A. We are now in the strangest transition I have ever seen. If I were a regulator, I would not have a clue what to do. There are laws that I should be enforcing. But I’ve got a new administration saying it is going to get rid of all those laws.
Now, this is me personally speaking, Walt Moeling: A banking system with integrity and viability is essential to economic well-being, whether it be a small town or an entire country. An unregulated banking system is not a good system. We need regulation and supervision.
Does it have to be petty and picky? No. Does it have to be detailed in disclosures and whatnot? No.
The biggest change I’ve seen in my career is the most damaging. For most of my career, bank regulation, going back to the Depression, was a function of safety and soundness. But as compliance issues became bigger, it was a different matter and not one I think regulators had ever really been trained to handle.
Coming out of Dodd-Frank, we had a whole new series of laws and jurisdictions on consumer matters, and a system was created that ignored all the precedent from the Federal Trade Commission. Compliance has devolved into taking scalps and doing “gotcha!”
Now, I’ve never been a fan of caveat emptor. [“Let the buyer beware.”] I see some disgusting stuff out there in the market.
The concept of something like the Consumer Financial Protection Bureau at one level isn’t bad. But it’s gone way overboard. As a consequence, I think it’s going to be almost neutered.
They could have taken a more substantive approach—achieved pretty much the same results—and yet, not done it in a way that just drove everybody nuts.
Q5. Everyone seems to be excited about innovation today. Regulators even want to take part, though some see that as an oxymoron. Is bank innovation moving to a new level?
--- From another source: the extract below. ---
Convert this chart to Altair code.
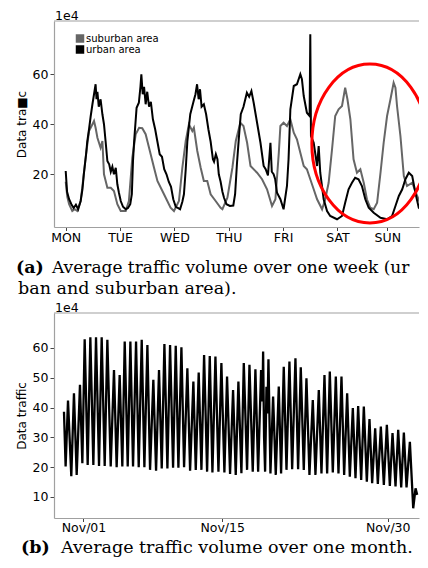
import altair as alt
import pandas as pd

FONT = "DejaVu Sans"
SERIF = "DejaVu Serif"
SPINE = "#a0a0a0"
TICK = "#444444"

# ---------------- (a) one week ----------------
week_hours_urban = [0, 0.6, 1.5, 2.5, 3.5, 4.5, 5.5, 6.6, 7.4, 8, 9, 9.5, 10.3, 11, 11.8, 12.5, 13.2, 13.6, 14, 14.6,
                    15.4, 16.2, 16.9, 17.6, 18.4, 19.2, 19.9, 20.6, 21.3, 22.1, 22.8, 23.5, 24.3, 25.3, 26.5, 27.5,
                    28.5, 29.2, 29.7, 30.2, 31.3, 32.3, 33, 33.4, 34, 34.6, 35.3, 36, 36.8, 37.6, 38.5, 39.5, 40.5,
                    41.5, 42.5, 43.5, 44.5, 45.5, 46.5, 47.5, 48.6, 49.5, 50.5, 51.5, 52.2, 53, 53.7, 55, 56.5, 57.3,
                    58, 58.7, 59.3, 60, 61, 62, 63, 64, 65, 65.5, 66.3, 67, 67.6, 68.4, 69.2, 69.9, 71, 72.5, 74,
                    74.8, 75.6, 76.5, 77.3, 78.5, 80, 81, 82, 83, 84.5, 86, 87.4, 88.3, 89.3, 90.4, 91, 91.8, 92.5,
                    93.3, 94.8, 96.2, 97.7, 98.4, 99.2, 100.7, 102.1, 103.6, 104.3, 105.1, 106.5, 107.7, 108, 108.3,
                    109.5, 111, 111.7, 112.4, 113.9, 115.4, 116.8, 119.8, 122, 123.4, 124.9, 126.4, 127.8, 129.3,
                    130.8, 132.3, 133.8, 136, 139, 141.9, 144.1, 145.6, 147.1, 148.6, 150, 151.5, 153, 154.4, 155.9,
                    157.4, 158.6]
week_urban = [21.3, 13, 10, 8, 6.5, 7.8, 6, 9.3, 14, 20, 28, 33, 38, 43, 48, 52, 56, 50, 53, 47,
              50, 44, 40, 33.3, 25.3, 24, 21, 23, 20, 22.6, 16, 12.6, 9.3, 7, 6, 6.5,
              8, 12, 25, 33, 46.6, 48.6, 55, 60, 52, 55, 48, 53, 47, 49, 42, 38, 33,
              28, 27, 22, 20, 17, 15, 10, 7, 6.5, 6, 9, 12, 22, 33, 44, 49.3, 52,
              56, 50, 54, 47, 48, 44, 38, 33, 26, 25, 28, 26, 20, 17, 13, 10.6, 8, 7.3, 7.5,
              12, 24, 35, 44, 47, 52.6, 51, 53.3, 48.6, 40.6, 32.6, 23.3, 22, 19.5, 32.6, 21, 20, 18,
              12.6, 10, 6, 15.3, 26, 46, 55.3, 56, 60, 58, 51.3, 44.6, 43.3, 76, 35.3,
              32.6, 23.3, 31.3, 20.6, 10, 5.3, 3.3, 2, 3.3, 8.6, 14, 16.6, 18.6, 18,
              15.3, 10, 6.6, 4.6, 2.6, 2, 3.3, 7.3, 11.3, 14, 18, 20.6, 19.3, 12.6, 6.6,
              5.3, 5.3]

week_hours_suburban = [0, 0.7, 1.5, 2.9, 4, 5.1, 6.6, 7.3, 8.8, 10.3, 11.8, 12.5, 13.2, 14, 15.4, 16.2, 16.9, 18.4,
                       19.9, 21.3, 22.8, 24.3, 26.5, 27.9, 29.4, 30.9, 32.4, 33.8, 35.3, 36.8, 39, 40.5, 43.4,
                       46.3, 47.8, 50, 51.5, 53, 54.4, 55.9, 56.6, 58.1, 59.6, 61, 62.5, 64, 66.2, 68.4, 69.2,
                       71.4, 73.6, 75.1, 77.1, 78.5, 80.1, 81.6, 84.5, 86.7, 88.9, 91.1, 92.6, 94.1, 94.8, 96.2,
                       97.7, 99.2, 100.7, 102.1, 103.6, 105.1, 106.5, 108, 109.5, 111, 113.2, 114.6, 116.1, 117.6,
                       119, 120.5, 122, 123.4, 124.4, 125.7, 127.1, 128.6, 130.1, 131.6, 133, 134.5, 136, 137.5,
                       139, 140.4, 141.9, 143.4, 144.8, 145.6, 146.3, 147.8, 149.3, 150.7, 153, 155.2, 157.4, 158.6]
week_suburban = [17, 11, 8, 5.3, 6, 5.3, 9.3, 14.6, 26.6, 37.3, 40, 41.3, 38.6, 34.6, 30.6, 33.3, 20, 14.6,
                 14.6, 13.3, 8, 5.3, 5.3, 9.3, 26.6, 36, 38.6, 38.4, 36, 30.6, 22.6, 17.3, 12,
                 6.6, 5.3, 9.3, 22.6, 33.3, 40, 37.3, 38.6, 29.3, 22.6, 17.3, 17.3, 12, 9.3, 6.6, 6,
                 10.6, 22.6, 33.3, 40.6, 39.3, 32.6, 23.3, 20.6, 18, 14, 7.3, 10, 28.6, 39.3, 40.6,
                 39.3, 42, 36.6, 34, 28.6, 23.3, 22, 18, 14, 10, 6, 10, 16.6, 30,
                 43.3, 46, 47.3, 54.6, 50, 42, 26, 20.6, 22, 16.6, 10, 6.6, 6, 8.6,
                 20.6, 32.6, 43.3, 50, 56.6, 54.6, 47.3, 35.3, 19.3, 15.3, 16.6, 11.3, 6.6, 5.5]

week_tick_hours = [0, 24, 48, 72, 96, 120, 142]
week_tick_labels = ["MON", "TUE", "WED", "THU", "FRI", "SAT", "SUN"]
week_y_ticks = [20, 40, 60]
series_names = ["suburban area", "urban area"]
series_colors = ["#666666", "#000000"]
highlight_hour = [134.3]
highlight_value = [32.3]

# ---------------- (b) one month ----------------
month_days = [0, 0.29, 0.71, 1.29, 1.76, 2.24, 2.82, 3.24, 3.65, 4.18, 4.65, 5.18, 5.65, 6.18, 6.65, 7.18, 7.65,
              8.24, 8.82, 9.29, 9.82, 10.29, 10.71, 11.24, 11.71, 12.18, 12.71, 13.18, 13.71, 14.18, 14.71,
              15.18, 15.76, 16.24, 16.76, 17.24, 17.71, 18.24, 18.71, 19.24, 19.71, 20.18, 20.71, 21.18, 21.76,
              22.24, 22.82, 23.24, 23.76, 24.24, 24.71, 25.24, 25.71, 26.18, 26.71, 27.24, 27.76, 28.29, 28.76,
              29.29, 29.82, 30.29, 30.76, 31.29, 31.71, 32.29, 32.71, 33.29, 33.76, 34.24, 34.76, 35.0, 35.12,
              35.29, 35.47, 35.71, 35.88, 36.06, 36.41, 36.88, 37.35, 37.88, 38.29, 38.76, 39.24, 39.76, 40.24,
              40.82, 41.29, 41.76, 42.29, 42.76, 43.29, 43.88, 44.35, 44.94, 45.41, 45.94, 46.41, 46.88, 47.41,
              47.94, 48.41, 48.94, 49.41, 49.94, 50.41, 50.94, 51.41, 51.88, 52.41, 52.88, 53.41, 53.88, 54.35,
              54.88, 55.35, 55.88, 56.41, 56.94, 57.47, 57.94, 58.47, 58.94, 59.47, 59.94, 60.41, 61.0, 61.59,
              62.0, 62.29]
month_traffic = [38.6, 20.2, 42.3, 17.0, 44.8, 17.4, 47.6, 21.3, 62.9, 20.7, 63.6, 20.7, 63.6, 20.4, 63.6, 20.4,
                 62.7, 20.2, 52.6, 20.0, 50.9, 20.2, 62.1, 20.2, 62.1, 20.2, 62.1, 20.0, 62.7, 20.0, 61.0,
                 19.1, 49.3, 18.8, 52.6, 19.6, 61.3, 19.6, 61.0, 19.8, 60.7, 19.8, 60.2, 20.0, 53.2,
                 18.8, 48.7, 19.1, 51.7, 19.1, 57.6, 18.5, 57.3, 18.2, 57.1, 18.5, 54.9, 18.2, 50.4,
                 17.7, 45.9, 17.4, 48.7, 18.0, 54.9, 19.1, 54.3, 18.5, 52.8, 18.5, 52.6, 42.0, 58.8,
                 30.0, 18.5, 47.0, 38.0, 56.2, 17.9, 43.7, 17.4, 47.0, 17.9, 53.7, 19.1, 55.4, 19.3,
                 56.5, 19.3, 53.5, 19.1, 49.8, 17.4, 42.5, 17.4, 45.9, 17.9, 50.9, 17.9, 52.1, 18.2,
                 50.4, 17.9, 50.4, 17.4, 44.8, 16.8, 39.8, 16.3, 40.5, 15.7, 40.3, 15.1, 36.1, 14.6,
                 33.0, 14.4, 33.6, 14.0, 34.2, 13.7, 31.4, 13.5, 32.5, 13.2, 31.6, 13.2, 28.5, 6.2,
                 12.9, 10.7]
month_tick_days = [3.44, 27.9, 57.1]
month_tick_labels = ["Nov/01", "Nov/15", "Nov/30"]
month_y_ticks = [10, 20, 30, 40, 50, 60]

caption_a_tag = ["(a)"]
caption_a_line1 = ["Average traffic volume over one week (ur"]
caption_a_line2 = ["ban and suburban area)."]
caption_b_tag = ["(b)"]
caption_b_line = ["Average traffic volume over one month."]
offset_label = ["1e4"]

W = 365
H1 = 206
H2 = 205


def label_expr(ticks, labels):
    parts = [f"abs(datum.value - {t}) < 0.01 ? '{l}'" for t, l in zip(ticks, labels)]
    return " : ".join(parts) + " : ''"


def text_layer(lines, x, y, font=SERIF, size=17.5, weight="normal", baseline="alphabetic"):
    return alt.Chart(pd.DataFrame({"t": lines})).mark_text(
        align="left", baseline=baseline, font=font, fontSize=size, fontWeight=weight, color="black"
    ).encode(x=alt.value(x), y=alt.value(y), text="t:N")


def offset_text():
    return text_layer(offset_label, 1, -5, font=FONT, size=12.5, baseline="middle")


def top_rule():
    return alt.Chart(pd.DataFrame({"a": [0]})).mark_rule(color=SPINE, strokeWidth=1.2).encode(
        x=alt.value(0), x2=alt.value(W), y=alt.value(0))


def legend_item(i, y):
    sq = alt.Chart(pd.DataFrame({"a": [0]})).mark_square(
        size=72, color=series_colors[i], opacity=1, filled=True).encode(x=alt.value(26), y=alt.value(y))
    tx = text_layer([series_names[i]], 32, y, font=FONT, size=10, baseline="middle")
    return [sq, tx]


# ---- week panel ----
week_df = pd.concat([
    pd.DataFrame({"hour": week_hours_suburban, "traffic": week_suburban, "area": series_names[0]}),
    pd.DataFrame({"hour": week_hours_urban, "traffic": week_urban, "area": series_names[1]}),
])

xw = alt.X("hour:Q", scale=alt.Scale(domain=[-5.17, 156.0], nice=False, zero=False),
           axis=alt.Axis(values=week_tick_hours, labelExpr=label_expr(week_tick_hours, week_tick_labels),
                         title=None, grid=False, tickSize=3.5, labelPadding=1))
yw = alt.Y("traffic:Q", scale=alt.Scale(domain=[-1.1, 81.3], nice=False, zero=False),
           axis=alt.Axis(values=week_y_ticks, title="Data tra\u25a0c", grid=False, tickSize=4,
                         labelPadding=2, titlePadding=4))
col = alt.Color("area:N", scale=alt.Scale(domain=series_names, range=series_colors), legend=None)

base = alt.Chart(week_df)
sub_line = base.transform_filter(alt.datum.area == series_names[0]).mark_line(
    strokeWidth=2, clip=True).encode(x=xw, y=yw, color=col)
urb_line = base.transform_filter(alt.datum.area == series_names[1]).mark_line(
    strokeWidth=2, clip=True).encode(x=xw, y=yw, color=col)

# red highlight ellipse around the weekend (centre in data units, path in symbol units)
ellipse = alt.Chart(pd.DataFrame({"hour": highlight_hour, "traffic": highlight_value})).mark_point(
    shape="M -0.7296 0 A 0.7296 1 0 1 0 0.7296 0 A 0.7296 1 0 1 0 -0.7296 0 Z",
    size=25281, filled=False, stroke="#ff0000", strokeWidth=3, opacity=1, clip=True
).encode(x=alt.X("hour:Q"), y=alt.Y("traffic:Q"))

week_chart = alt.layer(
    sub_line, urb_line, ellipse, top_rule(), offset_text(),
    *legend_item(0, 17.5), *legend_item(1, 28.5),
    text_layer(caption_a_tag, -38, H1 + 45.7, weight="bold"),
    text_layer(caption_a_line1, -2, H1 + 45.7, size=17.0),
    text_layer(caption_a_line2, -36, H1 + 67.3),
).properties(width=W, height=H1)

# ---- month panel ----
month_df = pd.DataFrame({"day": month_days, "traffic": month_traffic})
xm = alt.X("day:Q", scale=alt.Scale(domain=[-1.76, 62.61], nice=False, zero=False),
           axis=alt.Axis(values=month_tick_days, labelExpr=label_expr(month_tick_days, month_tick_labels),
                         title=None, grid=False, tickSize=3.5, labelPadding=0))
ym = alt.Y("traffic:Q", scale=alt.Scale(domain=[2.95, 71.7], nice=False, zero=False),
           axis=alt.Axis(values=month_y_ticks, title="Data traffic", grid=False, tickSize=4,
                         labelPadding=2, titlePadding=4))
month_line = alt.Chart(month_df).mark_line(color="black", strokeWidth=2.3, clip=True).encode(x=xm, y=ym)

month_chart = alt.layer(
    month_line, top_rule(), offset_text(),
    text_layer(caption_b_tag, -33, 240, weight="bold"),
    text_layer(caption_b_line, 7, 240),
).properties(width=W, height=H2)

chart = alt.vconcat(week_chart, month_chart, spacing=4).properties(
    padding={"left": 7, "top": 2, "right": 0, "bottom": 0}
).configure_view(stroke=None).configure_axis(
    domainColor=SPINE, domainWidth=1.2, tickColor=TICK, tickWidth=1,
    labelFont=FONT, labelFontSize=12.5, labelColor="black",
    titleFont=FONT, titleFontSize=12, titleFontWeight="normal", titleColor="black"
)

chart.save("out.html", embed_options={"renderer": "svg", "actions": False})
A. We’ve always seen innovation in banking. Ironically, most of it came at the local level and in the lower size range. I helped get some of the internet-only banks started. One of the best was Netbank. It made money consistently—not a lot because it was learning. But then owners grew impatient about asset growth and converted it into a mortgage company. It didn’t last long because it got caught up in the mortgage crisis.
More innovation is coming. I don’t think regulators will hold it back, nor do I think the Comptroller’s Office will hand out fintech charters willy-nilly.
I am also a skeptic. Back when I was helping early internet banks get started—22, 23 years ago—they believed branches would be gone by now. Well, they’re not all gone. Consumers want all forms of access.
I am a great believer that no one thing will change the world. My grandkids love the latest apps, and they’ve got the time and energy to handle all that. Once they age and have families, will they still have the time for trying out all the latest things?
Do we need bitcoins? Not my generation. At my age, I’m just proud I can handle my computer.
Q6. How have you seen the emphasis on capital evolve?
A. There’s never been a study demonstrating that capital is the real issue in bank failures. More capital is better, up to a point. But profitability is the key, and this goes back to my earlier point about striving for something like 15% compound growth versus something more rational and less risky. If you are going for 15%, you ought to have significantly more capital than if your target is 10%.
The catch is capital requires a return, and it is harder and harder to find a return. Trying to get the extra 2% or 3% margin to show in your core financial statement is probably the worst thing in banking.
Really good bankers know that losses take place on the fringe.
Q7. What’s a key lesson you’ve learned in 48-plus years in banking?
To me, the potential earnings power of a good community bank is never sufficiently recognized. And the value of that bank to its community is the corollary of that.
With apologies to Gordon Gekko [the ruthless stockbroker, played by Michael Douglas, from the 1987 Oliver Stone movie Wall Street], greed is a terrible thing. If you look at the power of compounding, you can invest your money in a bank that earns a steady 9% or 10% and celebrate over time.
But I’m just pontificating. Anyone who takes financial advice from a lawyer deserves what he gets.